The external consequences are more profound still. Allies have long relied on American intelligence as a cornerstone of collective security. Intelligence sharing within NATO and with partners in East Asia rests not only on technical capability but on trust that assessments are rigorous, insulated from politics and responsibly used. As confidence in Washington’s intelligence processes diminishes, allies may become more guarded, sharing less or hedging by developing parallel intelligence arrangements.
Adversaries, by contrast, are likely to perceive opportunity. States such as Russia and China have always sought to exploit gaps between intelligence warning and political response. A United States less attentive to its own intelligence increases the risk of miscalculation, whether through underestimating adversary intentions or overreacting to incomplete information. In crisis situations, the absence of trusted intelligence channels can accelerate escalation rather than contain it.
For the global order, the longer-term geopolitical consequences are troubling. American intelligence dominance has been a stabilising factor in international relations, enabling early warning, arms control verification and the quiet management of crises. Its erosion contributes to a more opaque and volatile world, in which surprises are more frequent and the margin for error narrower. For countries such as Ukraine, whose security depends heavily on timely intelligence and allied coordination, any weakening of American analytical capacity has direct and potentially existential implications.

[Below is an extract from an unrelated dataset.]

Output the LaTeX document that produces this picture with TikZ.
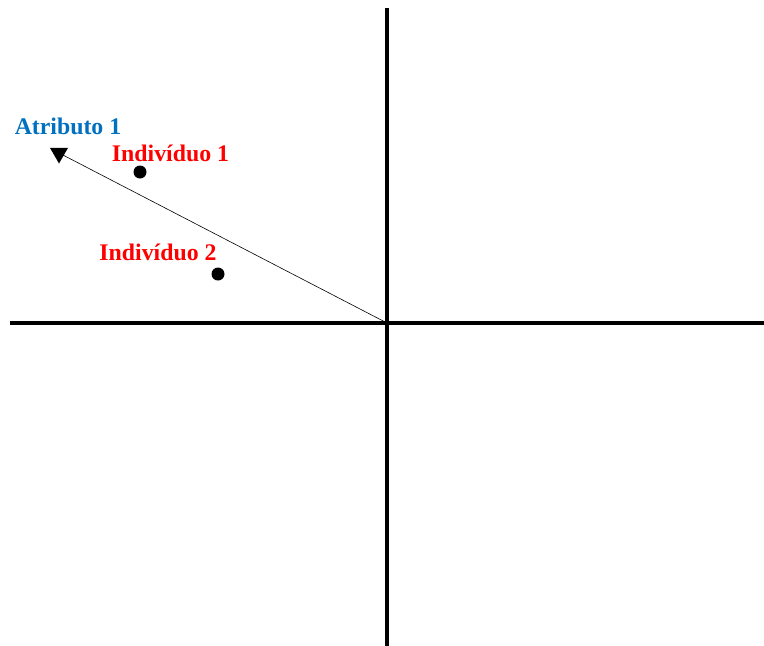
\documentclass[tikz,border=0pt]{standalone}
\usepackage{fontspec}
\usetikzlibrary{shapes.geometric}
\setmainfont{Liberation Serif}
\definecolor{attrblue}{RGB}{0,112,192}
\definecolor{indred}{RGB}{255,0,0}
\begin{document}
\begin{tikzpicture}[x=1pt,y=-1pt,
  axis/.style={line width=3.2pt},
  lbl/.style={font=\bfseries\fontsize{23.8}{26}\selectfont, inner sep=0pt, anchor=base},
  dot/.style={circle, fill=black, minimum size=13pt, inner sep=0pt}]
\useasboundingbox (0,0) rectangle (764,646);
\coordinate (xl) at (10,323);
\coordinate (xr) at (764,323);
\coordinate (yt) at (387,8);
\coordinate (yb) at (387,646);
\coordinate (o) at (387,323);
\draw[axis] (xl) -- (xr);
\draw[axis] (yt) -- (yb);
\coordinate (tip) at (61,154);
\draw[line width=0.6pt] (o) -- (tip);
\node[draw=none, fill=black, regular polygon, regular polygon sides=3, shape border rotate=180, minimum size=21pt, inner sep=0pt] (tri) at (59,153) {};
\node[dot] (i1) at (140,172) {};
\node[dot] (i2) at (218,274) {};
\node[lbl, text=attrblue] (a1) at (68,134) {Atributo 1};
\node[lbl, text=indred] (l1) at (170.5,161) {Indivíduo 1};
\node[lbl, text=indred] (l2) at (158,260.5) {Indivíduo 2};
\end{tikzpicture}
\end{document}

The progressive reduction in the importance of US intelligence agencies under the second Trump administration is therefore not merely an internal administrative choice. It reflects a deeper transformation in how power, knowledge and authority are understood within American governance. Whether this shift proves temporary or endures beyond the current presidency will shape the strategic environment for years to come. If intelligence is no longer central to American decision-making, the consequences will be felt not only in Washington but across a world already struggling with uncertainty, conflict and the erosion of established norms.